Outros westerns já haviam trabalhado esse assunto, portanto, nada de muita originalidade por aqui. Mas o fato é que SETE HOMENS E UM DESTINO deixa de ser apenas um bang-bang de aventura para ser, também, um excelente estudo de personagens. E estes são interpretados por um elenco dos mais notáveis, o que contribui muito para que o espectador não desgrude o olho da tela. SETE HOMENS E UM DESTINO ajudou a alavancar as carreiras de Steve McQueen, Charles Bronson, James Coburn e Robert Vaughn. Conta também com atores experientes, do calibre de Yul Brynner e Eli Wallach. O primeiro, já naquela altura, possuía status de celebridade.



Com toda essa turma reunida, são curiosas algumas, digamos, fofocas de bastidores. McQueen, por exemplo, ávido por mais presença, queria se tornar um astro o mais rápido possível e tentava roubar as cenas de Brynner fazendo coisas que chamassem a atenção para si quando contracenava com o careca. Já Brynner estava preocupado em aparecer bem mais alto que McQueen nos enquadramentos (os dois tinham praticamente a mesma altura). O sujeito chegou a fazer um montinho de terra para ficar em cima, mas McQueen chutava “sem querer querendo” toda vez que passava por ele...

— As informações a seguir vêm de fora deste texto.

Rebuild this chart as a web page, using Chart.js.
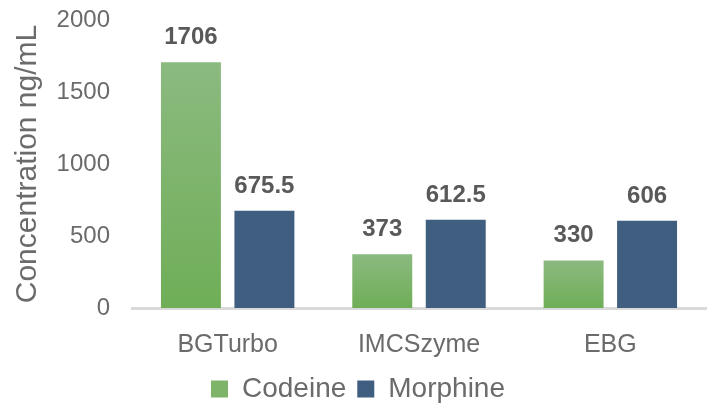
<!DOCTYPE html>
<html>
<head>
<meta charset="utf-8">
<script src="https://cdn.jsdelivr.net/npm/chart.js@4"></script>
<style>
  html, body { margin: 0; padding: 0; background: #fff; }
  #wrap { width: 713px; height: 408px; }
</style>
</head>
<body>
<div id="wrap"><canvas id="concChart"></canvas></div>
<script>
// chart data
const kits = ['BGTurbo', 'IMCSzyme', 'EBG'];
const codeine = [1706, 373, 330];
const morphine = [675.5, 612.5, 606];
const yTicks = [0, 500, 1000, 1500, 2000];

const fontFam = '"Liberation Sans", Arial, Helvetica, sans-serif';

// green bars fade lighter toward the top of each bar
function greenFill(ctx) {
    const chart = ctx.chart;
    const y = chart.scales.y;
    if (!y || ctx.dataIndex === undefined) return '#7db46a';
    const top = y.getPixelForValue(ctx.raw);
    const base = y.getPixelForValue(0);
    if (!isFinite(top) || !isFinite(base) || top === base) return '#7db46a';
    const g = chart.ctx.createLinearGradient(0, top, 0, base);
    g.addColorStop(0, '#8bba80');
    g.addColorStop(1, '#6fae57');
    return g;
}

// value labels above the bars
const valueLabels = {
    id: 'valueLabels',
    afterDatasetsDraw(chart) {
        const c = chart.ctx;
        c.save();
        c.font = 'bold 24px ' + fontFam;
        c.fillStyle = '#595959';
        c.textAlign = 'center';
        c.textBaseline = 'alphabetic';
        chart.data.datasets.forEach((ds, i) => {
            chart.getDatasetMeta(i).data.forEach((bar, j) => {
                c.fillText(String(ds.data[j]), bar.x, bar.y - 18);
            });
        });
        c.restore();
    }
};

const ctx = document.getElementById('concChart').getContext('2d');
const concChart = new Chart(ctx, {
    type: 'bar',
    data: {
        labels: kits,
        datasets: [
            {
                label: 'Codeine',
                data: codeine,
                backgroundColor: greenFill,
                categoryPercentage: 0.768,
                barPercentage: 0.816
            },
            {
                label: 'Morphine',
                data: morphine,
                backgroundColor: '#3f5e80',
                categoryPercentage: 0.768,
                barPercentage: 0.816
            }
        ]
    },
    options: {
        responsive: true,
        maintainAspectRatio: false,
        animation: false,
        layout: { padding: { top: 20, right: 7, left: 10, bottom: -5 } },
        scales: {
            y: {
                min: 0,
                max: 2000,
                afterBuildTicks: (s) => { s.ticks = yTicks.map(v => ({ value: v })); },
                grid: { display: false, drawTicks: false },
                border: { display: false },
                ticks: {
                    color: '#6b6b6b',
                    padding: 22,
                    font: { family: fontFam, size: 24 },
                    callback: (v) => String(v)
                },
                title: {
                    display: true,
                    text: 'Concentration ng/mL',
                    color: '#6b6b6b',
                    padding: 0,
                    font: { family: fontFam, size: 30 }
                },
                afterFit: (s) => { s.width = 122; s.paddingTop = 0; s.paddingBottom = 0; }
            },
            x: {
                grid: { display: false, drawTicks: false },
                border: { display: true, color: '#d9d9d9', width: 3 },
                ticks: {
                    color: '#6b6b6b',
                    padding: 22,
                    font: { family: fontFam, size: 25 }
                },
                afterFit: (s) => { s.height = 56; }
            }
        },
        plugins: {
            legend: {
                position: 'bottom',
                labels: {
                    color: '#6b6b6b',
                    boxWidth: 17,
                    boxHeight: 17,
                    padding: 11,
                    font: { family: fontFam, size: 28 },
                    generateLabels: (chart) => chart.data.datasets.map((ds, i) => ({
                        text: ds.label,
                        fillStyle: i === 0 ? '#7db46a' : '#3f5e80',
                        strokeStyle: 'rgba(0,0,0,0)',
                        lineWidth: 0,
                        fontColor: '#6b6b6b',
                        datasetIndex: i
                    }))
                }
            },
            tooltip: { enabled: false }
        }
    },
    plugins: [valueLabels]
});
</script>
</body>
</html>
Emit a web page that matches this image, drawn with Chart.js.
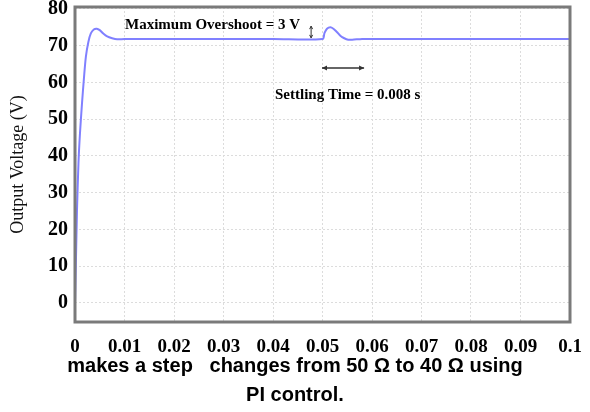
<!DOCTYPE html>
<html>
<head>
<meta charset="utf-8">
<script src="https://cdn.jsdelivr.net/npm/chart.js@4.4.0/dist/chart.umd.min.js"></script>
<style>
  html, body { margin: 0; padding: 0; background: #fff; }
  #wrap { width: 590px; height: 412px; }
</style>
</head>
<body>
<div id="wrap"><canvas id="voltChart" width="590" height="412"></canvas></div>
<script>
// Datos
const timeS = [0, 0.0002, 0.0004, 0.0007, 0.001, 0.0014, 0.0018, 0.0022, 0.0027, 0.0032, 0.0038, 0.0044,
    0.005, 0.0057, 0.0065, 0.0075, 0.0085, 0.01, 0.02, 0.03, 0.04, 0.05, 0.0504, 0.0509, 0.0516,
    0.0522, 0.0529, 0.0536, 0.0544, 0.0552, 0.056, 0.058, 0.06, 0.07, 0.08, 0.09, 0.1];
const voltageV = [0, 12, 25, 38, 46, 54, 61, 67, 71, 73.3, 74.4, 74.6,
    74.2, 73.3, 72.5, 72.0, 71.7, 71.8, 71.8, 71.8, 71.8, 71.8, 73.4, 74.6, 75.0,
    74.6, 73.7, 72.7, 72.0, 71.6, 71.6, 71.8, 71.8, 71.8, 71.8, 71.8, 71.8];
const xTicks = [0, 0.01, 0.02, 0.03, 0.04, 0.05, 0.06, 0.07, 0.08, 0.09, 0.1];
const xLabels = ['0', '0.01', '0.02', '0.03', '0.04', '0.05', '0.06', '0.07', '0.08', '0.09', '0.1'];
const yTicks = [0, 10, 20, 30, 40, 50, 60, 70, 80];

const serif = '"Liberation Serif", "Times New Roman", serif';

// Marco gris y anotaciones
const framePlugin = {
    id: 'frame',
    afterDatasetsDraw(chart) {
        const { ctx, chartArea: a, scales: { x, y } } = chart;
        ctx.save();
        ctx.strokeStyle = '#7a7a7a';
        ctx.lineWidth = 3;
        ctx.strokeRect(a.left, a.top, a.right - a.left, a.bottom - a.top);

        ctx.fillStyle = '#000';
        ctx.font = 'bold 15px ' + serif;
        ctx.textBaseline = 'middle';
        ctx.fillText('Maximum Overshoot = 3 V', x.getPixelForValue(0.0101), y.getPixelForValue(75.6));
        ctx.fillText('Settling Time = 0.008 s', x.getPixelForValue(0.0404), y.getPixelForValue(56.5));

        // flecha vertical pequeña
        ctx.strokeStyle = '#333';
        ctx.lineWidth = 1;
        const vx = x.getPixelForValue(0.0477);
        const v1 = y.getPixelForValue(75.3), v2 = y.getPixelForValue(72.1);
        ctx.beginPath();
        ctx.moveTo(vx, v1); ctx.lineTo(vx, v2);
        ctx.moveTo(vx - 1.5, v1 + 3); ctx.lineTo(vx, v1); ctx.lineTo(vx + 1.5, v1 + 3);
        ctx.moveTo(vx - 1.5, v2 - 3); ctx.lineTo(vx, v2); ctx.lineTo(vx + 1.5, v2 - 3);
        ctx.stroke();

        // flecha horizontal (tiempo de establecimiento)
        const hy = y.getPixelForValue(63.9);
        const h1 = x.getPixelForValue(0.0499), h2 = x.getPixelForValue(0.0584);
        ctx.lineWidth = 1.5;
        ctx.beginPath();
        ctx.moveTo(h1, hy); ctx.lineTo(h2, hy);
        ctx.stroke();
        ctx.fillStyle = '#333';
        ctx.beginPath();
        ctx.moveTo(h1, hy); ctx.lineTo(h1 + 5, hy - 2.5); ctx.lineTo(h1 + 5, hy + 2.5); ctx.closePath();
        ctx.moveTo(h2, hy); ctx.lineTo(h2 - 5, hy - 2.5); ctx.lineTo(h2 - 5, hy + 2.5); ctx.closePath();
        ctx.fill();
        ctx.restore();
    }
};

const ctx = document.getElementById('voltChart').getContext('2d');
new Chart(ctx, {
    type: 'line',
    data: {
        labels: timeS,
        datasets: [{
            data: timeS.map((t, i) => ({ x: t, y: voltageV[i] })),
            borderColor: '#8080ff',
            borderWidth: 2,
            pointRadius: 0,
            tension: 0.3,
            fill: false
        }]
    },
    options: {
        responsive: false,
        animation: false,
        layout: { padding: 0 },
        plugins: {
            legend: { display: false },
            tooltip: { enabled: false },
            title: {
                display: true,
                position: 'bottom',
                text: ['makes a step   changes from 50 \u03A9 to 40 \u03A9 using', 'PI control.'],
                color: '#000',
                font: { family: '"Liberation Sans", Arial, sans-serif', size: 20, weight: 'bold', lineHeight: 1.45 },
                padding: { top: 0, bottom: 2 }
            }
        },
        scales: {
            x: {
                type: 'linear',
                min: 0,
                max: 0.1,
                afterBuildTicks: s => { s.ticks = xTicks.map(v => ({ value: v })); },
                afterFit: s => { s.height = 30; s.paddingRight = 20; s.paddingLeft = 0; },
                ticks: {
                    color: '#000',
                    padding: 14,
                    maxRotation: 0,
                    font: { family: serif, size: 19, weight: 'bold' },
                    callback: (v, i) => xLabels[i]
                },
                grid: { color: '#dcdcdc', drawTicks: false },
                border: { display: false, dash: [2, 2] }
            },
            y: {
                min: -5.2,
                max: 80.5,
                afterBuildTicks: s => { s.ticks = yTicks.map(v => ({ value: v })); },
                afterFit: s => { s.width = 75; s.paddingTop = 7; s.paddingBottom = 0; },
                ticks: {
                    color: '#000',
                    padding: 7,
                    font: { family: serif, size: 20, weight: 'bold' }
                },
                grid: { color: '#dcdcdc', drawTicks: false },
                border: { display: false, dash: [2, 2] },
                title: {
                    display: true,
                    text: 'Output Voltage (V)',
                    color: '#111',
                    font: { family: serif, size: 18 },
                    padding: { top: 7, bottom: 0 }
                }
            }
        }
    },
    plugins: [framePlugin]
});
</script>
</body>
</html>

Confrontos de egos à parte, todos estão ótimos e cada um conseguiu transmitir com personalidade as características definidas particularmente para seus personagens. Coburn caladão, sempre na dele, Vaughn medroso traumático, Bronson durão de coração mole, e por aí vai... É bacana também as habilidades específicas de alguns deles, especialmente Bronson, que é um exímio atirador com o rifle, e Coburn, um perito em facas. A divisão na hora de editar as sequências de ação também concede a cada um algumas boas cenas. Nisso John Sturges era muito bom, algo que se comprovou em outros filmes, sobretudo em FUGINDO DO INFERNO (63), clássico que também tinha o trio Bronson, McQueen e Coburn no elenco. Além de uma porrada de outros atores.


Sturges é o que podemos chamar de bom artesão. Não se pode esperar a elegância e maestria de um John Ford ou Don Siegel, mas fazia o que tinha que fazer com muita eficiência. Nesse sentido, as sequências de ação acabam em segundo plano. São filmadas de maneira correta, mas com poucos momentos de maior destaque. Uma das cenas que eu chamaria atenção é quando Robert Vaugh finalmente perde o medo e resolve entrar na ação invadindo uma casa cheia de bandidos.


Mas perguntem a algum fã do filme se ele sente falta de tiroteios mais elaborados. A construção dos personagens, a maneira como interagem, como são desmitificados, até a trilha sonora de Elmer Bernstein, são elementos suficientes para transformar SETE HOMENS E UM DESTINO no autêntico clássico que é. E a história é fascinante. Com uma duração bem menor que a de OS SETE SAMURAIS, há quem diga que os realizadores pegaram somente as “partes boas” do filme do Kurosawa e transformaram neste aqui. Recomendo uma espiada em ambos para as devidas comparações e tirarem suas próprias conclusões.

Curiosidade: Dos principais atores que compõem o elenco, apenas dois ainda estão vivos. Robert Vaughn, com 80 anos, e Eli Wallach, com seus 97 anos bem vividos.